ローリング・サンダー(1977年製作の映画)
3.9
昨年、タランティーノとロバートロドリゲスが監督を務めた「グラインドハウス」という映画を見て、とても面白かった。本作は、そんなタランティーノが最も好きなエクスプロイテーション映画に挙げていて、興味を持っていた所、ちょうど名画座にて再上映していることを知り、鑑賞。

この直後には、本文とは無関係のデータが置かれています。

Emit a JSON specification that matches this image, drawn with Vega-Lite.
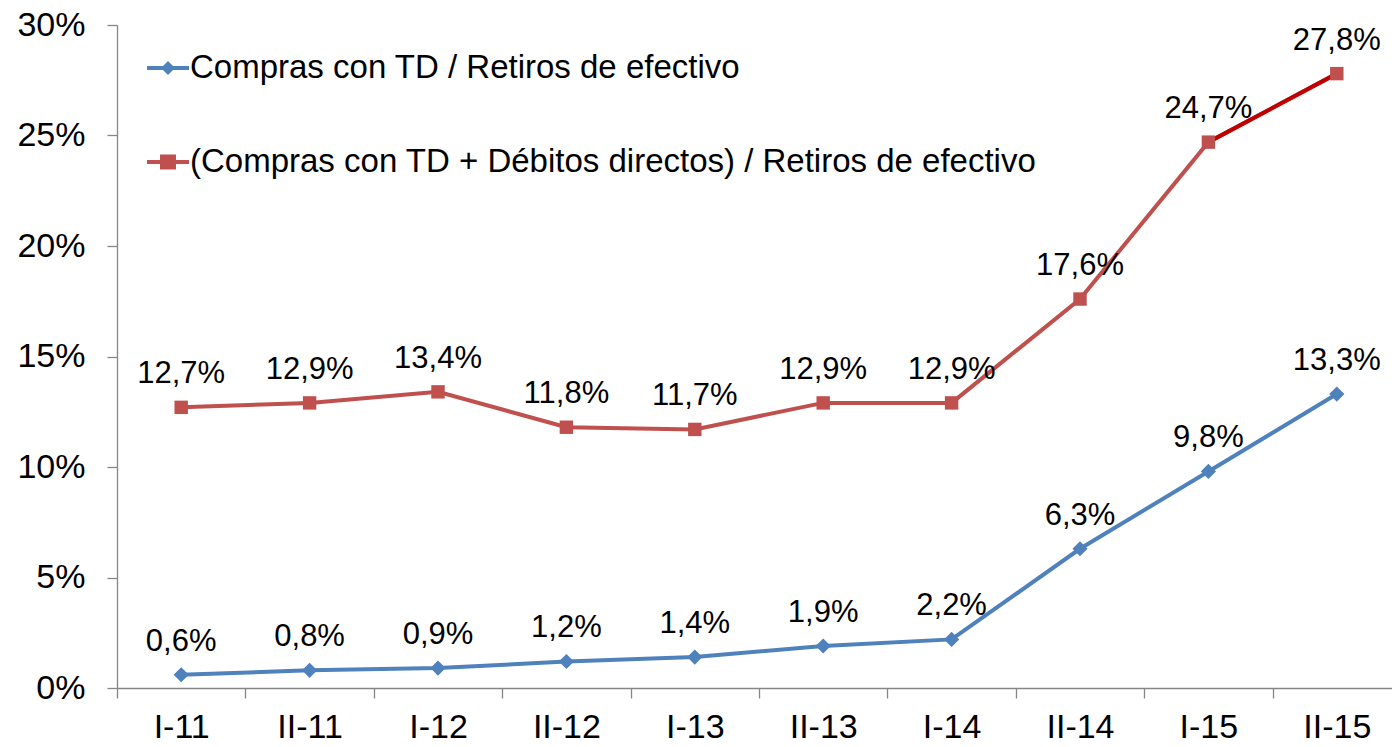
{
  "$schema": "https://vega.github.io/schema/vega-lite/v6.json",
  "autosize": {"type": "none"},
  "width": 1275,
  "height": 663,
  "padding": {"left": 117, "top": 25, "right": 0, "bottom": 59},
  "background": "white",
  "config": {
    "view": {"stroke": null},
    "font": "Liberation Sans",
    "locale": {"number": {"decimal": ",", "thousands": ".", "grouping": [3], "currency": ["$", ""]}}
  },
  "datasets": {
    "main": [
      {"periodo": "I-11", "serie": "Compras con TD / Retiros de efectivo", "valor": 0.006},
      {"periodo": "II-11", "serie": "Compras con TD / Retiros de efectivo", "valor": 0.008},
      {"periodo": "I-12", "serie": "Compras con TD / Retiros de efectivo", "valor": 0.009},
      {"periodo": "II-12", "serie": "Compras con TD / Retiros de efectivo", "valor": 0.012},
      {"periodo": "I-13", "serie": "Compras con TD / Retiros de efectivo", "valor": 0.014},
      {"periodo": "II-13", "serie": "Compras con TD / Retiros de efectivo", "valor": 0.019},
      {"periodo": "I-14", "serie": "Compras con TD / Retiros de efectivo", "valor": 0.022},
      {"periodo": "II-14", "serie": "Compras con TD / Retiros de efectivo", "valor": 0.063},
      {"periodo": "I-15", "serie": "Compras con TD / Retiros de efectivo", "valor": 0.098},
      {"periodo": "II-15", "serie": "Compras con TD / Retiros de efectivo", "valor": 0.133},
      {"periodo": "I-11", "serie": "(Compras con TD + Débitos directos) / Retiros de efectivo", "valor": 0.127},
      {"periodo": "II-11", "serie": "(Compras con TD + Débitos directos) / Retiros de efectivo", "valor": 0.129},
      {"periodo": "I-12", "serie": "(Compras con TD + Débitos directos) / Retiros de efectivo", "valor": 0.134},
      {"periodo": "II-12", "serie": "(Compras con TD + Débitos directos) / Retiros de efectivo", "valor": 0.118},
      {"periodo": "I-13", "serie": "(Compras con TD + Débitos directos) / Retiros de efectivo", "valor": 0.117},
      {"periodo": "II-13", "serie": "(Compras con TD + Débitos directos) / Retiros de efectivo", "valor": 0.129},
      {"periodo": "I-14", "serie": "(Compras con TD + Débitos directos) / Retiros de efectivo", "valor": 0.129},
      {"periodo": "II-14", "serie": "(Compras con TD + Débitos directos) / Retiros de efectivo", "valor": 0.176},
      {"periodo": "I-15", "serie": "(Compras con TD + Débitos directos) / Retiros de efectivo", "valor": 0.247},
      {"periodo": "II-15", "serie": "(Compras con TD + Débitos directos) / Retiros de efectivo", "valor": 0.278}
    ],
    "dark": [
      {"periodo": "I-15", "valor": 0.247},
      {"periodo": "II-15", "valor": 0.278}
    ]
  },
  "encoding": {
    "x": {
      "field": "periodo",
      "type": "ordinal",
      "bandPosition": 0.5,
      "scale": {
        "type": "band",
        "domain": ["I-11", "II-11", "I-12", "II-12", "I-13", "II-13", "I-14", "II-14", "I-15", "II-15"],
        "range": [0, 1284],
        "paddingInner": 0,
        "paddingOuter": 0
      },
      "axis": {
        "title": null,
        "labelAngle": 0,
        "tickBand": "extent",
        "tickSize": 10,
        "tickColor": "#868686",
        "tickWidth": 1.3,
        "domainColor": "#868686",
        "domainWidth": 1.3,
        "labelFontSize": 34,
        "labelColor": "black",
        "labelPadding": 12,
        "grid": false
      }
    },
    "y": {
      "field": "valor",
      "type": "quantitative",
      "scale": {"domain": [0, 0.3], "nice": false, "zero": true},
      "axis": {
        "title": null,
        "values": [0, 0.05, 0.1, 0.15, 0.2, 0.25, 0.3],
        "format": ".0%",
        "tickSize": 10,
        "tickColor": "#868686",
        "tickWidth": 1.3,
        "domainColor": "#868686",
        "domainWidth": 1.3,
        "labelFontSize": 34,
        "labelColor": "black",
        "labelPadding": 22,
        "grid": false
      }
    }
  },
  "layer": [
    {
      "data": {"name": "main"},
      "mark": {"type": "line", "strokeWidth": 4},
      "encoding": {
        "color": {
          "field": "serie",
          "type": "nominal",
          "scale": {
            "domain": ["Compras con TD / Retiros de efectivo", "(Compras con TD + Débitos directos) / Retiros de efectivo"],
            "range": ["#4F81BD", "#C0504D"]
          },
          "legend": {
            "title": null,
            "orient": "none",
            "legendX": 30,
            "legendY": 22,
            "padding": 0,
            "direction": "vertical",
            "symbolType": "M-1,-0.095H-0.238L0,-0.333L0.238,-0.095H1V0.095H0.238L0,0.333L-0.238,0.095H-1Z",
            "symbolSize": 1764,
            "symbolStrokeWidth": 0,
            "symbolOpacity": 1,
            "labelFontSize": 33,
            "labelColor": "black",
            "labelOffset": 1,
            "labelLimit": 2000,
            "rowPadding": 56,
            "encode": {
              "symbols": {
                "update": {
                  "fill": {"signal": "datum.value === 'Compras con TD / Retiros de efectivo' ? '#4F81BD' : '#C0504D'"},
                  "strokeWidth": {"value": 0},
                  "shape": {"signal": "datum.value === 'Compras con TD / Retiros de efectivo' ? 'M-1,-0.095H-0.238L0,-0.333L0.238,-0.095H1V0.095H0.238L0,0.333L-0.238,0.095H-1Z' : 'M-1,-0.095H-0.38V-0.36H0.38V-0.095H1V0.095H0.38V0.36H-0.38V0.095H-1Z'"}
                }
              }
            }
          }
        }
      }
    },
    {
      "data": {"name": "dark"},
      "mark": {"type": "line", "strokeWidth": 4, "color": "#C00000"},
      "encoding": {}
    },
    {
      "data": {"name": "main"},
      "transform": [{"filter": "datum.serie === 'Compras con TD / Retiros de efectivo'"}],
      "mark": {"type": "point", "shape": "diamond", "filled": true, "opacity": 1, "size": 230, "strokeWidth": 0, "color": "#4F81BD"},
      "encoding": {}
    },
    {
      "data": {"name": "main"},
      "transform": [{"filter": "datum.serie !== 'Compras con TD / Retiros de efectivo'"}],
      "mark": {"type": "point", "shape": "square", "filled": true, "opacity": 1, "size": 180, "strokeWidth": 0, "color": "#C0504D"},
      "encoding": {}
    },
    {
      "data": {"name": "main"},
      "mark": {"type": "text", "fontSize": 31, "color": "black", "dy": -24, "baseline": "alphabetic", "align": "center"},
      "encoding": {
        "text": {"field": "valor", "type": "quantitative", "format": ".1%"}
      }
    }
  ]
}
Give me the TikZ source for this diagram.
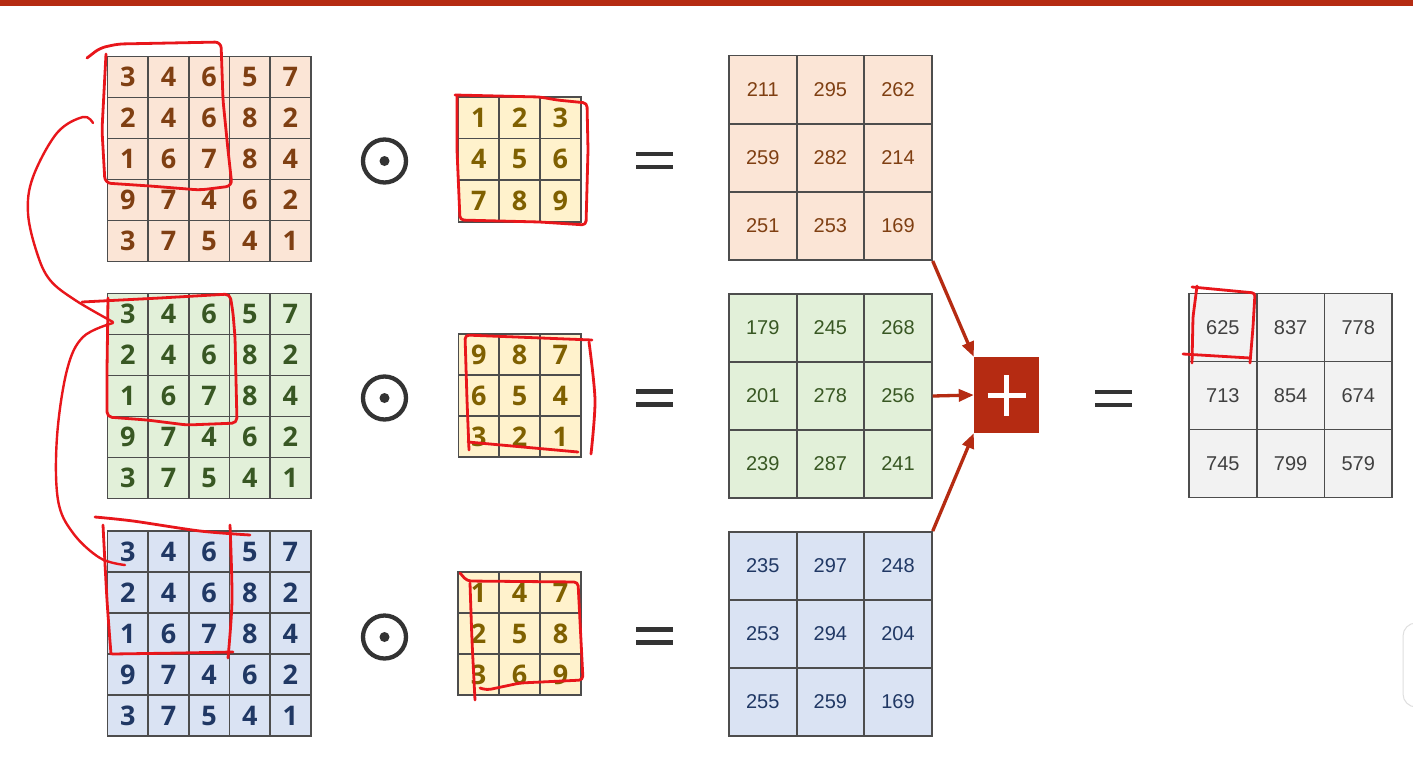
\documentclass[tikz,border=0pt]{standalone}
\usepackage{fontspec}
\newfontfamily\digitfont{Open Sans}
\newfontfamily\numfont{Liberation Sans}
\usetikzlibrary{arrows.meta, positioning}

\definecolor{barred}{HTML}{B52B12}
\definecolor{inkred}{HTML}{E8161B}
\definecolor{gridgray}{HTML}{4D4D4D}
\definecolor{opgray}{HTML}{333333}
\definecolor{peachfill}{HTML}{FBE5D6}
\definecolor{peachtext}{HTML}{7F3F12}
\definecolor{greenfill}{HTML}{E2F0D9}
\definecolor{greentext}{HTML}{385723}
\definecolor{bluefill}{HTML}{DAE3F3}
\definecolor{bluetext}{HTML}{203864}
\definecolor{kernfill}{HTML}{FFF2CC}
\definecolor{kerntext}{HTML}{7F6000}
\definecolor{sumfill}{HTML}{F2F2F2}
\definecolor{sumtext}{HTML}{404040}

% grid of cell nodes: name, left, top, cell width, cell height, style, rows
\newcommand\gridof[7]{%
  \foreach \row [count=\i] in {#7} {
    \foreach \v [count=\j] in \row {
      \node[#6, minimum width=#4, minimum height=#5] (#1-\i-\j)
        at ({#2+(\j-0.5)*#4}, {#3+(\i-0.5)*#5}) {\v};
    }
  }%
}

\tikzset{
  odotsign/.pic={\draw[opgray, line width=4.3pt] (0,0) circle (21.5pt);
                 \fill[opgray] (0,0) circle (5pt);},
  eqsign/.pic={\draw[opgray, line width=4.3pt] (-18.5,-6.5) -- (18.5,-6.5)
                                               (-18.5,6.5) -- (18.5,6.5);}
}

\begin{document}
\begin{tikzpicture}[
    x=1pt, y=-1pt,
    incell/.style={draw=gridgray, line width=1.6pt, inner sep=0pt,
                   font=\digitfont\bfseries\fontsize{27}{27}\selectfont},
    outcell/.style={draw=gridgray, line width=1.8pt, inner sep=0pt,
                    font=\numfont\fontsize{20}{20}\selectfont},
    sumarrow/.style={-{Triangle[length=15pt, width=12pt]}, line width=3.3pt, draw=barred},
    plusbox/.style={fill=barred, minimum width=65, minimum height=76, inner sep=0pt},
    handmark/.style={draw=inkred, line width=2.8pt, line cap=round, line join=round}
]
\useasboundingbox (0,0) rectangle (1413,764);
\fill[white] (0,0) rectangle (1413,764);
\fill[barred] (0,0) rectangle (1413,5.5);
\draw[gray!25, line width=1pt, rounded corners=13pt, fill=white] (1403,623) rectangle (1440,707);

% Input channels
\gridof{inA}{107.5}{56.5}{40.65}{41}{incell, fill=peachfill, text=peachtext}
  {{3,4,6,5,7},{2,4,6,8,2},{1,6,7,8,4},{9,7,4,6,2},{3,7,5,4,1}}
\gridof{inB}{107.5}{293.5}{40.65}{41}{incell, fill=greenfill, text=greentext}
  {{3,4,6,5,7},{2,4,6,8,2},{1,6,7,8,4},{9,7,4,6,2},{3,7,5,4,1}}
\gridof{inC}{107.5}{531}{40.65}{41}{incell, fill=bluefill, text=bluetext}
  {{3,4,6,5,7},{2,4,6,8,2},{1,6,7,8,4},{9,7,4,6,2},{3,7,5,4,1}}

% Operators
\pic at (384.5,161) {odotsign};
\pic at (384.5,398) {odotsign};
\pic at (384.5,637) {odotsign};
\pic at (654.5,160.5) {eqsign};
\pic at (654.5,398) {eqsign};
\pic at (654.5,636) {eqsign};
\pic at (1113.5,398.5) {eqsign};

% Kernels
\gridof{kA}{458.3}{96.7}{40.8}{41.7}{incell, fill=kernfill, text=kerntext}
  {{1,2,3},{4,5,6},{7,8,9}}
\gridof{kB}{458.3}{334}{40.8}{41}{incell, fill=kernfill, text=kerntext}
  {{9,8,7},{6,5,4},{3,2,1}}
\gridof{kC}{458}{572}{41}{41}{incell, fill=kernfill, text=kerntext}
  {{1,4,7},{2,5,8},{3,6,9}}

% Channel results
\gridof{outA}{729}{55.5}{67.6}{68.2}{outcell, fill=peachfill, text=peachtext}
  {{211,295,262},{259,282,214},{251,253,169}}
\gridof{outB}{729}{294}{67.6}{68}{outcell, fill=greenfill, text=greentext}
  {{179,245,268},{201,278,256},{239,287,241}}
\gridof{outC}{729}{532}{67.6}{68}{outcell, fill=bluefill, text=bluetext}
  {{235,297,248},{253,294,204},{255,259,169}}

% Sum
\node[plusbox] (plus) at (1006.5,395) {};
\draw[white, line width=5pt] ([yshift=-20.5pt]plus.center) -- ([yshift=20.5pt]plus.center);
\draw[white, line width=5pt] ([xshift=-19pt]plus.center) -- ([xshift=19pt]plus.center);

\gridof{res}{1189}{293.5}{67.7}{68}{outcell, fill=sumfill, text=sumtext}
  {{625,837,778},{713,854,674},{745,799,579}}

% Arrows
\draw[sumarrow] (outA-3-3.south east) -- (plus.north west);
\draw[sumarrow] (outB-2-3.east) -- (plus.west);
\draw[sumarrow] (outC-1-3.north east) -- (plus.south west);

% Hand-drawn marks
\draw[handmark, rounded corners=6pt] (87,58) -- (100,48) -- (118,44) -- (170,43) -- (221,42)
  -- (223,100) -- (228,150) -- (232,186) -- (200,190) -- (150,186) -- (105,183)
  -- (102,130) -- (106,54);
\draw[handmark, line width=2.4pt] plot[smooth, tension=0.6] coordinates
  {(93,123) (83,117) (57,133) (33,177) (28,213) (37,253) (50,280) (75,300) (113,322)};
\draw[handmark, rounded corners=5pt] (82,302) -- (160,298) -- (230,294) -- (233,313)
  -- (235,337) -- (237,423) -- (187,425) -- (147,420) -- (107,417) -- (107,370) -- (108,298);
\draw[handmark, line width=2.4pt] plot[smooth, tension=0.6] coordinates
  {(113,323) (83,337) (67,370) (57,437) (58,500) (73,533) (100,558) (125,565)};
\draw[handmark] plot[smooth, tension=0.5] coordinates {(95,517) (133,521) (200,531) (250,535)};
\draw[handmark] plot[smooth, tension=0.5] coordinates {(230,525) (232,600) (228,658)};
\draw[handmark] (112,654) -- (180,653) -- (233,652);
\draw[handmark] plot[smooth, tension=0.5] coordinates {(103,525) (107,600) (111,654)};

\draw[handmark, rounded corners=4pt] (455,95) -- (540,97) -- (557,100) -- (587,103)
  -- (588,150) -- (586,225) -- (540,222) -- (460,220) -- (457,150) -- (457,97);
\draw[handmark, rounded corners=4pt] (469,450) -- (467,400) -- (465,335) -- (592,340);
\draw[handmark] (468,442) -- (578,452);
\draw[handmark] plot[smooth, tension=0.5] coordinates {(589,342) (595,400) (591,454)};
\draw[handmark, rounded corners=4pt] (460,573) -- (467,581) -- (578,582) -- (583,680)
  -- (520,683) -- (487,690) -- (480,688);
\draw[handmark] plot[smooth, tension=0.5] coordinates {(470,583) (472,640) (475,700)};

\draw[handmark, rounded corners=3pt] (1197,286) -- (1193,317) -- (1192,363);
\draw[handmark, rounded corners=3pt] (1192,287) -- (1255,293) -- (1253,327) -- (1250,363);
\draw[handmark] (1183,354) -- (1250,358);

\end{tikzpicture}
\end{document}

久々にフィルム上映で映画を鑑賞したのだが、古いフィルムだった為、褪色が進んでおりセピア色になっていた。こういった場合、本来なら「もっと良い状態のフィルムで見たかった」となるはずだと思うが、個人的には「これが初期のイーストマンカラーに起きる、褪色ってやつか!」となって、割と楽しみながら観てしまった。
そもそもグラインドハウスで上映されていたような映画は、質の悪いフィルムや上映形態、荒いストーリーや映像を、「味」として楽しむことで受け入れられて来たジャンルだろうから、それらも全部ひっくるめて楽しむ映画なんだろう。

ストーリーは、本作の脚本家であるポールシュレイダーが前年に書いた、同じくベトナム帰還兵物の「タクシードライバー」のB級映画版といった内容だった。また、自己満足の復讐物という点では本作が影響を与えたタランティーノの「デスプルーフ」にも似ているし、「時代の雰囲気の中で、考えすぎた結果、訳がわからない行動を取る主人公」という点では、三島由紀夫的とも言える。
そんな本作は、三島由紀夫、ポールシュレイダー、タランティーノがそれぞれ好きだと公言する、東映の任侠映画の影響を受けているらしい。自分は東映の任侠物を、仁義なき戦いシリーズぐらいしか碌に観ていない為、今後見ていこうと思う。

本作は見ていて、かなり面白かったが、「どこまでが作り手が意図した面白さで、また、どこまでを作品それ自体の面白さとするべきか?」がかなり曖昧な作品だった。
ただ、自分がここ最近ハマっていた物が繋がり始めたので、もっとこの辺のテーマを掘っていこうと思う。